New START Ratification: Future Possibilities?

04 Jan, 2011    ·   3310

Maj. Gen. Dipankar Banerjee explores the potential impact of the treaty


The US Senate approved the ratification of the New START Treaty at a lame duck session on 22 December 2010. The President signed it the following day. This successful ratification was the major foreign policy achievement of the Obama administration’s first two years. Arguably, this may even be a small step in justification of the Nobel Peace committee’s anticipatory decision in 2009 to award him this Prize. The US ratification has allowed the Russian Duma to commence its deliberations and hopefully ratify it by January 2011, paving the way for an early entry into force of an important arms control treaty.

The Treaty commits both sides, within seven years of ratification, to make significant reductions in their strategic nuclear arsenals. Each side will reduce nuclear warheads to a maximum of 1550 and the number of launchers to 700. Due to complex counting rules, the reduction, though significant, is not major. Yet, it has other advantages, the most notable is that both sides have shown their willingness to remain engaged in nuclear arms control and will be able to continue with verification inspections, which otherwise would have halted. 
 
The US Senate deal came at a high cost. President Obama had to commit to spending $185 billion over the next decade for "modernizing" the U.S. nuclear weapons production complex and nuclear weapons delivery vehicles. Also, a commitment that the missile defence project in Europe to which Russia has strong objections will continue to be pursued. Given these realities and the Republican majority in Congress from 2011, further disarmament measures, such as ratifying the Comprehensive Test Ban Treaty, seem remote.

It may be argued that the approximate 30 per cent reduction of strategic arms over seven years is not enough given the changed scenario so many years after the end of the Cold War. It is not sufficient for example to persuade the UK, France or China to seriously engage in negotiations for reducing their arsenals. This will require bringing US and Russian arsenals down to 1,000 warheads or less. Yet, there may be other possibilities. 
 
An immediate potential impact will be that with this pending issue out of the way, both the US and Russia will be able to pursue other arms control initiatives, such as eliminating smaller tactical nuclear weapons, which continue to remain deployed in Europe. Tactical or short-range nuclear weapons have been defined as those that have a delivery range of below 500 kms.  This is a category where Russia has an advantage in numbers and it is said to have somewhere around 3,000 to 8,000 deployed and the US between 500-1200. There can be no conceivable requirement or justification for these weapons today.

Actually short range nuclear weapons are the most destabilizing in today’s world for a number of reasons on which we need not dwell at much length here.
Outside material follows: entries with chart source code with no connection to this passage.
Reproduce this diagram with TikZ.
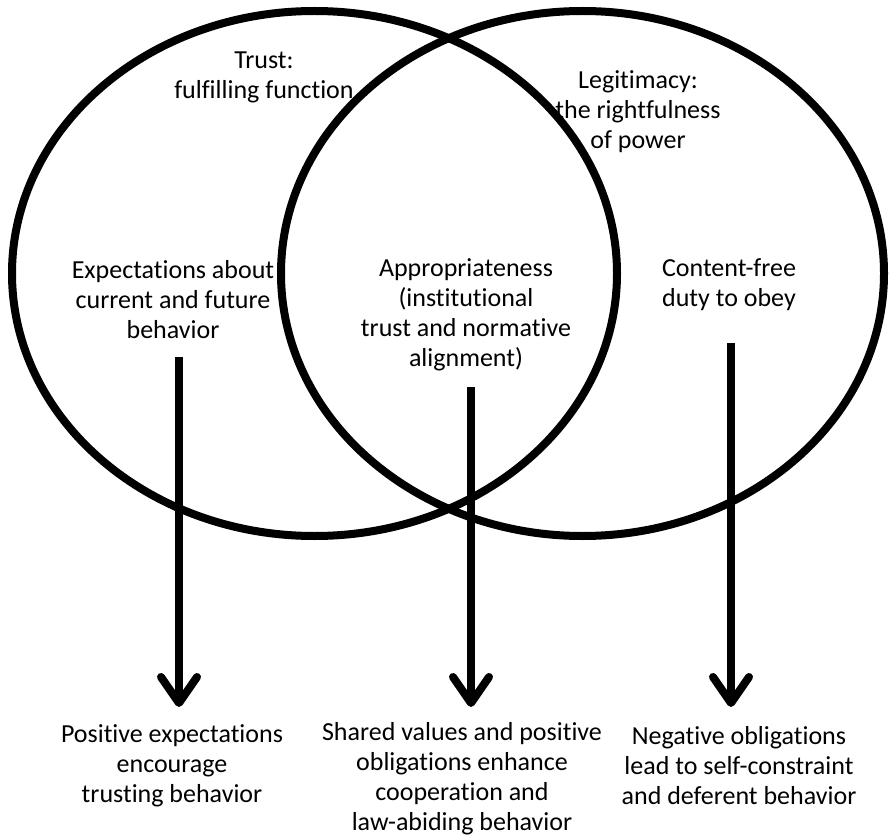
\documentclass[tikz,border=0pt]{standalone}
\usepackage{fontspec}
\setmainfont{Carlito}[Ligatures={NoCommon}]
\usetikzlibrary{arrows.meta}
\begin{document}
\begin{tikzpicture}[x=1pt,y=-1pt,
  ring/.style={draw=black,line width=8pt},
  lbl/.style={align=center,font=\fontsize{26}{30}\selectfont,inner sep=0pt},
  arr/.style={line width=8pt,-{Straight Barb[length=26pt,width=36pt,round]}}]
\useasboundingbox (0,0) rectangle (889,837);
\draw[ring] (314.5,273.5) ellipse [x radius=302.5, y radius=262.5];
\draw[ring] (582.5,273.5) ellipse [x radius=301.5, y radius=262.5];
\node[lbl] (trust) at (264,77) {Trust:\\fulfilling function};
\node[lbl] (legit) at (638,112) {Legitimacy:\\the rightfulness\\of power};
\node[lbl] (expect) at (173,300) {Expectations about\\current and future\\behavior};
\node[lbl] (approp) at (466,315) {Appropriateness\\(institutional\\trust and normative\\alignment)};
\node[lbl] (content) at (729,285) {Content-free\\duty to obey};
\node[lbl] (pos) at (172,766) {Positive expectations\\encourage\\trusting behavior};
\node[lbl] (shared) at (462,779) {Shared values and positive\\obligations enhance\\cooperation and\\law-abiding behavior};
\node[lbl] (neg) at (739,766) {Negative obligations\\lead to self-constraint\\and deferent behavior};
\coordinate (s1) at (179,357); \coordinate (e1) at (179,707);
\coordinate (s2) at (471,387); \coordinate (e2) at (471,707);
\coordinate (s3) at (731,343); \coordinate (e3) at (731,707);
\draw[arr] (s1) -- (e1);
\draw[arr] (s2) -- (e2);
\draw[arr] (s3) -- (e3);
\end{tikzpicture}
\end{document}
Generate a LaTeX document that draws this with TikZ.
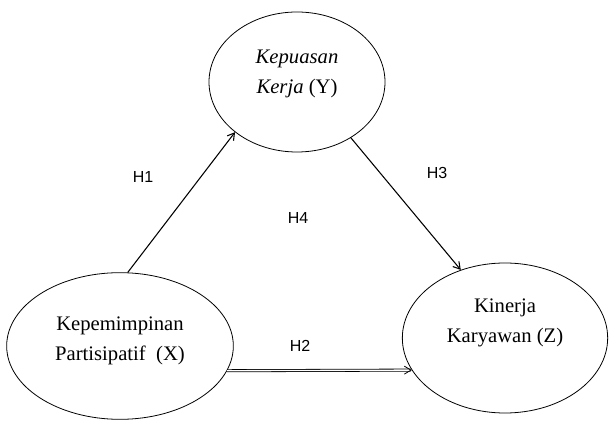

Besides, due to the numbers available these are likely to be also the ones to fall into the hands of terrorists. Therefore, deterrence - the only conceivable reason for still maintaining nuclear arsenals - is best provided through a limited number of strategic weapons; the actual range of delivery systems depending on specific requirements. 
 
This approach has worked earlier. Through a landmark arms control negotiation in the 1980s, the US and the Soviet Union had signed in December 1988 an Intermediate-Range Nuclear Forces (INF) Treaty. This eliminated at one stroke all nuclear weapons of an intermediate range, which are defined as between 500-5,500 kms. The Treaty came in to force from 1 June 1989. This was, however, not a universal treaty. At that time China and probably Israel both had nuclear weapons and delivery means that came under this category and neither was affected by it. China today has a very large range and sophistication of missiles capable of nuclear weapons delivery in the intermediate-range. Later, when India and Pakistan developed their nuclear arsenals, they were meant for delivery by both short and intermediate-range delivery systems.

It is in this context that serious negotiation should begin to eliminate short and medium-range nuclear weapons. There will be several related questions that will arise as the history of arms control negotiations in the Cold War had shown. Should it first address weapons deployed on land or air? When should it address submarine launched missiles, considered so vital by strategists because of their comparative invulnerability?  How about aircraft delivered weapons and what would be their counting procedures? In the past these issues were linked to weaponization of space and we have not made much progress there either. 

These are not easy questions and there are no easy answers. The strategic environment in recent years has changed and not for the better. Nuclear weapons in North Korea, a possible weaponization of the Middle East, two ongoing wars and terrorism still the global challenge it is today.  There have been some advances in 2010; such as the Nuclear Security Summit in Washington DC and a NPT that had a final document. The New START at the end of the first decade of the twenty first century may provide some satisfaction.